* [WHAT THE TASK REQUIRES]: Transcribe the whole listing below without changing a word, but leave out every image.

[Charts and diagrams as code]

--- Begin ---

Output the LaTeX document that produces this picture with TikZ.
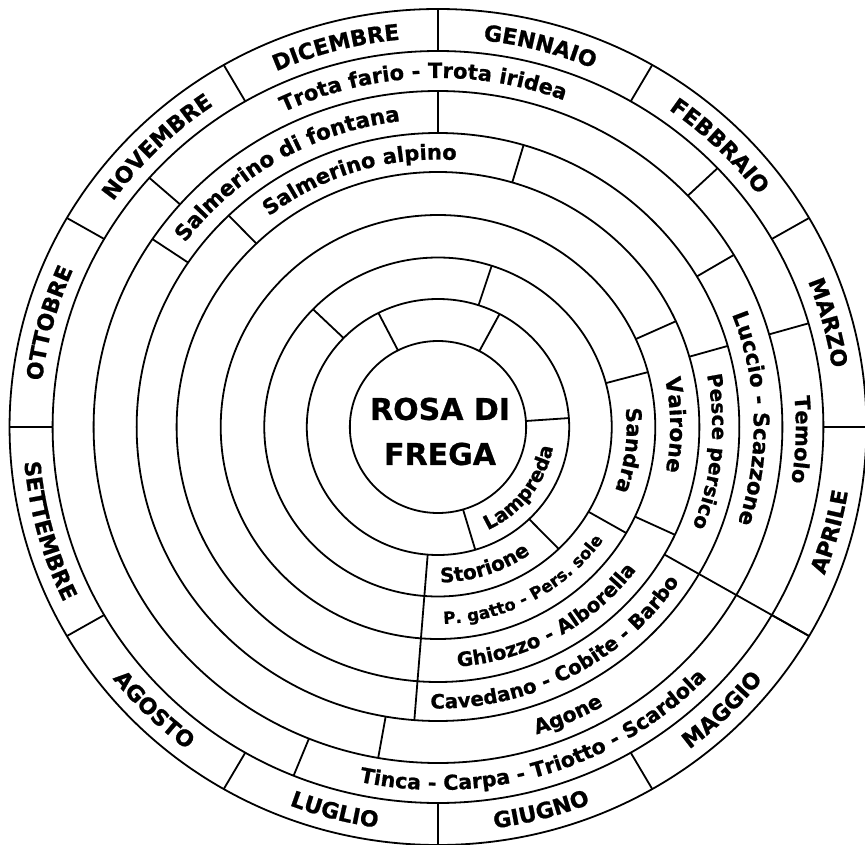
\documentclass[tikz,border=0pt]{standalone}
\usepackage{fontspec}
\setmainfont{DejaVu Sans}[BoldFeatures={FakeBold=0.8}]
\usetikzlibrary{decorations.text}
\newcommand\centerf{\bfseries\fontsize{30}{45}\selectfont}
\tikzset{
  ringline/.style={line width=1.8pt, black},
}
% text along an arc, clockwise (letter tops outward): radius, centre angle, text, size
\newcommand\cwtext[4]{%
  \path[decorate, decoration={text along path, text align=center,
      text={|\bfseries\fontsize{#4}{#4}\selectfont|#3}}]
    ({#2+70}:#1) arc[start angle={#2+70}, end angle={#2-70}, radius=#1];}
% text along an arc, counter-clockwise (letter tops inward)
\newcommand\ccwtext[4]{%
  \path[decorate, decoration={text along path, text align=center,
      text={|\bfseries\fontsize{#4}{#4}\selectfont|#3}}]
    ({#2-70}:#1) arc[start angle={#2-70}, end angle={#2+70}, radius=#1];}
\begin{document}
\begin{tikzpicture}[x=1.025pt, y=1pt]
\useasboundingbox (-427.32,-417) rectangle (416.59,427);
\fill[white] (-427.32,-417) rectangle (416.59,427);
% circles
\foreach \r in {86,128,169.5,212,255,294,336,376,418}
  \draw[ringline] (0,0) circle[radius=\r];
% ring 1: months
\foreach \a in {0,30,...,330}
  \draw[ringline] (\a:376) -- (\a:418);
% ring 2
\foreach \a in {138.5,43.5,16,-112}
  \draw[ringline] (\a:336) -- (\a:376);
% ring 3
\foreach \a in {146,90,30.8,-100}
  \draw[ringline] (\a:294) -- (\a:336);
% ring 4
\foreach \a in {134,73.5,16}
  \draw[ringline] (\a:255) -- (\a:294);
% long divider at -30
\draw[ringline] (-30:255) -- (-30:418);
% ring 5
\foreach \a in {24.5,-25}
  \draw[ringline] (\a:212) -- (\a:255);
% ring 6
\foreach \a in {15,-30}
  \draw[ringline] (\a:169.5) -- (\a:212);
% long divider at -94.5
\draw[ringline] (-94.5:128) -- (-94.5:294);
% ring 7
\foreach \a in {136,72,-46}
  \draw[ringline] (\a:128) -- (\a:169.5);
% ring 8
\foreach \a in {117,62,4,-73.5}
  \draw[ringline] (\a:86) -- (\a:128);

% month labels
\cwtext{389}{75}{GENNAIO}{22}
\cwtext{389}{45}{FEBBRAIO}{22}
\cwtext{389}{15}{MARZO}{22}
\ccwtext{405}{-15}{APRILE}{22}
\ccwtext{405}{-45}{MAGGIO}{22}
\ccwtext{405}{-75}{GIUGNO}{22}
\ccwtext{405}{-105}{LUGLIO}{22}
\ccwtext{405}{-135}{AGOSTO}{22}
\ccwtext{405}{-165}{SETTEMBRE}{22}
\cwtext{389}{165}{OTTOBRE}{22}
\cwtext{389}{135}{NOVEMBRE}{22}
\cwtext{389}{105}{DICEMBRE}{22}

% fish labels
\cwtext{349}{92.5}{Trota fario - Trota iridea}{21}
\cwtext{349}{-2}{Temolo}{21}
\ccwtext{363}{-72.7}{Tinca - Carpa - Triotto - Scardola}{20.6}
\cwtext{308}{120.5}{Salmerino di fontana}{21.5}
\cwtext{308}{1.6}{Luccio - Scazzone}{21.5}
\ccwtext{322}{-65.8}{Agone}{20.5}
\cwtext{267.5}{107.4}{Salmerino alpino}{21}
\cwtext{267.5}{-5.2}{Pesce persico}{20}
\ccwtext{281.5}{-62}{Cavedano - Cobite - Barbo}{19.8}
\cwtext{226.5}{0.5}{Vairone}{21.5}
\ccwtext{240.5}{-60.5}{Ghiozzo - Alborella}{19.8}
\cwtext{184}{-7}{Sandra}{21}
\ccwtext{197}{-61.3}{P. gatto - Pers. sole}{16.8}
\ccwtext{155.5}{-71.5}{Storione}{20}
\ccwtext{114}{-37}{Lampreda}{19.5}

\node[font=\centerf, align=center, inner sep=0pt] (title) at (2,-4.5) {ROSA DI\\FREGA};
\end{tikzpicture}
\end{document}
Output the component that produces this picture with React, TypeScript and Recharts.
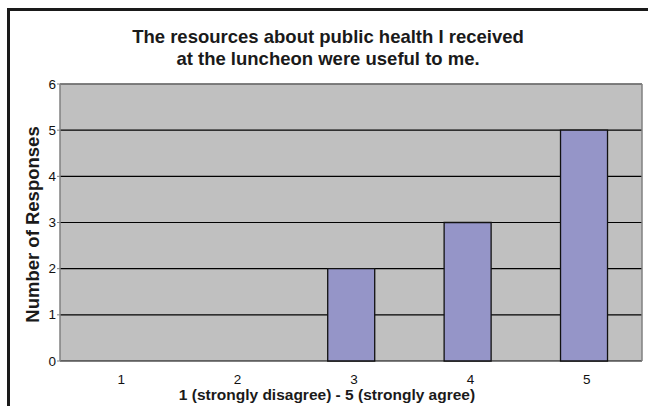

--- End ---

* [ANSWER TO THIS PROBLEM]:
Output the LaTeX document that produces this picture with TikZ.
\documentclass[tikz,border=0pt]{standalone}
\usepackage{fontspec}
\setmainfont{DejaVu Sans}[BoldFeatures={FakeBold=0.8}]
\usetikzlibrary{decorations.text}
\newcommand\centerf{\bfseries\fontsize{30}{45}\selectfont}
\tikzset{
  ringline/.style={line width=1.8pt, black},
}
% text along an arc, clockwise (letter tops outward): radius, centre angle, text, size
\newcommand\cwtext[4]{%
  \path[decorate, decoration={text along path, text align=center,
      text={|\bfseries\fontsize{#4}{#4}\selectfont|#3}}]
    ({#2+70}:#1) arc[start angle={#2+70}, end angle={#2-70}, radius=#1];}
% text along an arc, counter-clockwise (letter tops inward)
\newcommand\ccwtext[4]{%
  \path[decorate, decoration={text along path, text align=center,
      text={|\bfseries\fontsize{#4}{#4}\selectfont|#3}}]
    ({#2-70}:#1) arc[start angle={#2-70}, end angle={#2+70}, radius=#1];}
\begin{document}
\begin{tikzpicture}[x=1.025pt, y=1pt]
\useasboundingbox (-427.32,-417) rectangle (416.59,427);
\fill[white] (-427.32,-417) rectangle (416.59,427);
% circles
\foreach \r in {86,128,169.5,212,255,294,336,376,418}
  \draw[ringline] (0,0) circle[radius=\r];
% ring 1: months
\foreach \a in {0,30,...,330}
  \draw[ringline] (\a:376) -- (\a:418);
% ring 2
\foreach \a in {138.5,43.5,16,-112}
  \draw[ringline] (\a:336) -- (\a:376);
% ring 3
\foreach \a in {146,90,30.8,-100}
  \draw[ringline] (\a:294) -- (\a:336);
% ring 4
\foreach \a in {134,73.5,16}
  \draw[ringline] (\a:255) -- (\a:294);
% long divider at -30
\draw[ringline] (-30:255) -- (-30:418);
% ring 5
\foreach \a in {24.5,-25}
  \draw[ringline] (\a:212) -- (\a:255);
% ring 6
\foreach \a in {15,-30}
  \draw[ringline] (\a:169.5) -- (\a:212);
% long divider at -94.5
\draw[ringline] (-94.5:128) -- (-94.5:294);
% ring 7
\foreach \a in {136,72,-46}
  \draw[ringline] (\a:128) -- (\a:169.5);
% ring 8
\foreach \a in {117,62,4,-73.5}
  \draw[ringline] (\a:86) -- (\a:128);

% month labels
\cwtext{389}{75}{GENNAIO}{22}
\cwtext{389}{45}{FEBBRAIO}{22}
\cwtext{389}{15}{MARZO}{22}
\ccwtext{405}{-15}{APRILE}{22}
\ccwtext{405}{-45}{MAGGIO}{22}
\ccwtext{405}{-75}{GIUGNO}{22}
\ccwtext{405}{-105}{LUGLIO}{22}
\ccwtext{405}{-135}{AGOSTO}{22}
\ccwtext{405}{-165}{SETTEMBRE}{22}
\cwtext{389}{165}{OTTOBRE}{22}
\cwtext{389}{135}{NOVEMBRE}{22}
\cwtext{389}{105}{DICEMBRE}{22}

% fish labels
\cwtext{349}{92.5}{Trota fario - Trota iridea}{21}
\cwtext{349}{-2}{Temolo}{21}
\ccwtext{363}{-72.7}{Tinca - Carpa - Triotto - Scardola}{20.6}
\cwtext{308}{120.5}{Salmerino di fontana}{21.5}
\cwtext{308}{1.6}{Luccio - Scazzone}{21.5}
\ccwtext{322}{-65.8}{Agone}{20.5}
\cwtext{267.5}{107.4}{Salmerino alpino}{21}
\cwtext{267.5}{-5.2}{Pesce persico}{20}
\ccwtext{281.5}{-62}{Cavedano - Cobite - Barbo}{19.8}
\cwtext{226.5}{0.5}{Vairone}{21.5}
\ccwtext{240.5}{-60.5}{Ghiozzo - Alborella}{19.8}
\cwtext{184}{-7}{Sandra}{21}
\ccwtext{197}{-61.3}{P. gatto - Pers. sole}{16.8}
\ccwtext{155.5}{-71.5}{Storione}{20}
\ccwtext{114}{-37}{Lampreda}{19.5}

\node[font=\centerf, align=center, inner sep=0pt] (title) at (2,-4.5) {ROSA DI\\FREGA};
\end{tikzpicture}
\end{document}
Output the component that produces this picture with React, TypeScript and Recharts.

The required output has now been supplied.